私の周りではNetflixで何を見たか、Game of ThronesやBlack Mirrorの今シーズンはどうだったかなんてのが話題に上ります。

専門性の壁

米国ではSTEMといってScience、Technology、Engineering & Mathematicsと呼ばれる科学技術系、高度な専門的スキルが必要とされる職業分野における人材・雇用のニーズが高く、優遇される状況にあります。大学や大学院でこのSTEM分野を専攻し、無事に卒業・修了すると、OPTが最大3年間有効になります。

尚、ハーバードGSDでは、昨年MAUD、MLAプログラムもようやくSTEMに認められたようです。私の所属していたMUP(都市計画学科)は未だSTEMとしては認められておらず、これも私がアメリカでの就職活動で苦労した大きな要因の一つです。

OPTで1年しか働けない人と3年働ける人だと、雇用主からしたら後者を選びたくなるのは当然です。1年でOPTが切れた場合、雇用継続のためには他ビザへの切り替えをせねばならず、雇用主側が申請に必要な移民弁護士費用等を肩代わりしてくれることがあります。しかし、これは雇用主にとっては単なるコストなので、高い専門性を持ち、長く働ける人材を優先して採用、雇用するのは当然なわけです。

尚、自国民の雇用確保の文脈で、トランプ大統領がSTEM領域のOPT期間の短縮やH1-B制限等に向けた主張、施策を展開中ですので、詳しくはアメリカ政府のウェブサイトでご確認下さい。internationalsはあくまでもinternationals。アメリカの政策の影響をもろに受けるので、常に新しい情報を仕入れるようにしてください。

まとめ

超えるべき3つの壁

ビザの壁

言語・文化の壁

専門性の壁

英語力や文化への理解に自信がない場合は専門性で飛び抜けてください。言わずもがな、英語、専門性どちらもあればベターです。そして、この言語・文化の壁、専門性の壁はビザの壁に比べ、個人の努力次第によって超えていくことが可能です。

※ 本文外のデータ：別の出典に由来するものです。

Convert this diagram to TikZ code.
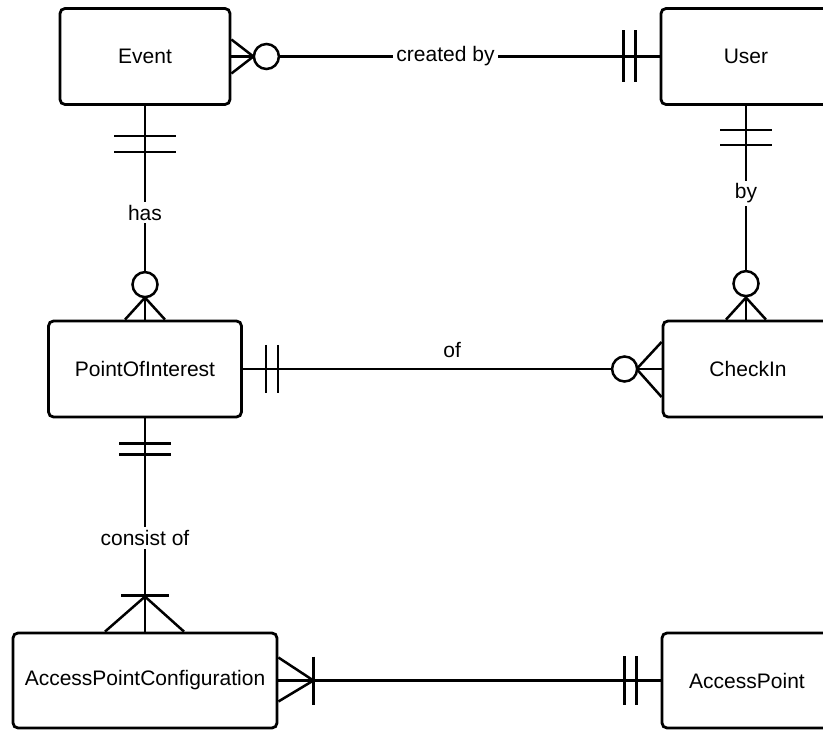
\documentclass[tikz,border=0pt]{standalone}
\usepackage{fontspec}
\setmainfont{Liberation Sans}
\usetikzlibrary{calc}
\begin{document}
\begin{tikzpicture}[x=1pt,y=-1pt,
  entity/.style={draw, rounded corners=5pt, minimum width=170pt, minimum height=96pt,
    inner sep=0pt, line width=2.8pt, font=\fontsize{21}{25}\selectfont},
  rel/.style={draw, line width=2.5pt},
  lbl/.style={fill=white, inner sep=3pt, font=\fontsize{21}{25}\selectfont},
  ring/.style={draw, fill=white, line width=2.5pt}]
\useasboundingbox (0,0) rectangle (823,730);

% entities
\node[entity] (ev)  at (145,56.5)  {Event};
\node[entity] (us)  at (746,56.5)  {User};
\node[entity, minimum width=193pt] (poi) at (145,369) {PointOfInterest};
\node[entity] (ci)  at (748,369)   {CheckIn};
\node[entity, minimum width=264pt, minimum height=95pt] (apc) at (145,680.5) {AccessPointConfiguration};
\node[entity, minimum height=95pt] (ap) at (747,680.5) {AccessPoint};

% Event (zero or many) -- User (exactly one)
\draw[rel] (ev.east) -- node[lbl]{created by} (us.west);
\draw[rel] ($(ev.east)+(0,-17)$) -- ($(ev.east)+(22,0)$) -- ($(ev.east)+(0,17)$);
\draw[ring] ($(ev.east)+(35,0)$) circle (12.5pt);
\draw[rel] ($(us.west)+(-36,-26)$) -- ++(0,52);
\draw[rel] ($(us.west)+(-24,-26)$) -- ++(0,52);

% Event (exactly one) -- PointOfInterest (zero or many)
\draw[rel] (ev.south) -- node[lbl, pos=0.5]{has} (poi.north);
\draw[rel] ($(ev.south)+(-31,30)$) -- ++(62,0);
\draw[rel] ($(ev.south)+(-31,46)$) -- ++(62,0);
\draw[rel] ($(poi.north)+(-20,0)$) -- ($(poi.north)+(0,-22)$) -- ($(poi.north)+(20,0)$);
\draw[ring] ($(poi.north)+(0,-35)$) circle (12.5pt);

% User (exactly one) -- CheckIn (zero or many)
\draw[rel] (us.south) -- node[lbl, pos=0.41]{by} (us.south |- ci.north);
\draw[rel] ($(us.south)+(-26,24)$) -- ++(52,0);
\draw[rel] ($(us.south)+(-26,39)$) -- ++(52,0);
\coordinate (cit) at (us.south |- ci.north);
\draw[rel] ($(cit)+(-20,0)$) -- ($(cit)+(0,-22)$) -- ($(cit)+(20,0)$);
\draw[ring] ($(cit)+(0,-36)$) circle (12.5pt);

% PointOfInterest (exactly one) -- CheckIn (zero or many)
\draw[rel] (poi.east) -- node[midway, yshift=19pt, font=\fontsize{21}{25}\selectfont]{of} (ci.west);
\draw[rel] ($(poi.east)+(23,-24)$) -- ++(0,48);
\draw[rel] ($(poi.east)+(35,-24)$) -- ++(0,48);
\draw[rel] ($(ci.west)+(0,-27)$) -- ($(ci.west)+(-25,0)$) -- ($(ci.west)+(0,28)$);
\draw[ring] ($(ci.west)+(-37,0)$) circle (12.5pt);

% PointOfInterest (exactly one) -- AccessPointConfiguration (one or many)
\draw[rel] (poi.south) -- node[lbl, pos=0.56]{consist of} (apc.north);
\draw[rel] ($(poi.south)+(-26,25)$) -- ++(52,0);
\draw[rel] ($(poi.south)+(-26,36)$) -- ++(52,0);
\draw[rel] ($(apc.north)+(-40,0)$) -- ($(apc.north)+(0,-35)$) -- ($(apc.north)+(39,0)$);
\draw[rel] ($(apc.north)+(-24,-36)$) -- ++(48,0);

% AccessPointConfiguration (one or many) -- AccessPoint (exactly one)
\draw[rel] (apc.east) -- (ap.west);
\draw[rel] ($(apc.east)+(0,-23)$) -- ($(apc.east)+(35,0)$) -- ($(apc.east)+(0,21)$);
\draw[rel] ($(apc.east)+(35,-24)$) -- ++(0,48);
\draw[rel] ($(ap.west)+(-36,-24.5)$) -- ++(0,49);
\draw[rel] ($(ap.west)+(-24,-24.5)$) -- ++(0,49);
\end{tikzpicture}
\end{document}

以上、アメリカで就職にあたって超えるべき3つの壁について考えてみました。
次回の投稿では、アメリカの就職活動におけるTipsについてまとめたいと思います。

補足:米国都市計画協会のインタビュー

以前、米国都市計画協会(American Planning Association)からインタビューを受けました。私自身のアメリカでの都市計画・デザイン分野での就職活動についての内容が以下に纏められています。ご興味のある方はどうぞ。

A Guide to Using Your Planning Skills Abroad

アメリカのデザイン系大学院留学とその後のアメリカ現地就職に興味のある方のみならず、アメリカでの就職を検討している方にとってもご参考になればと思います。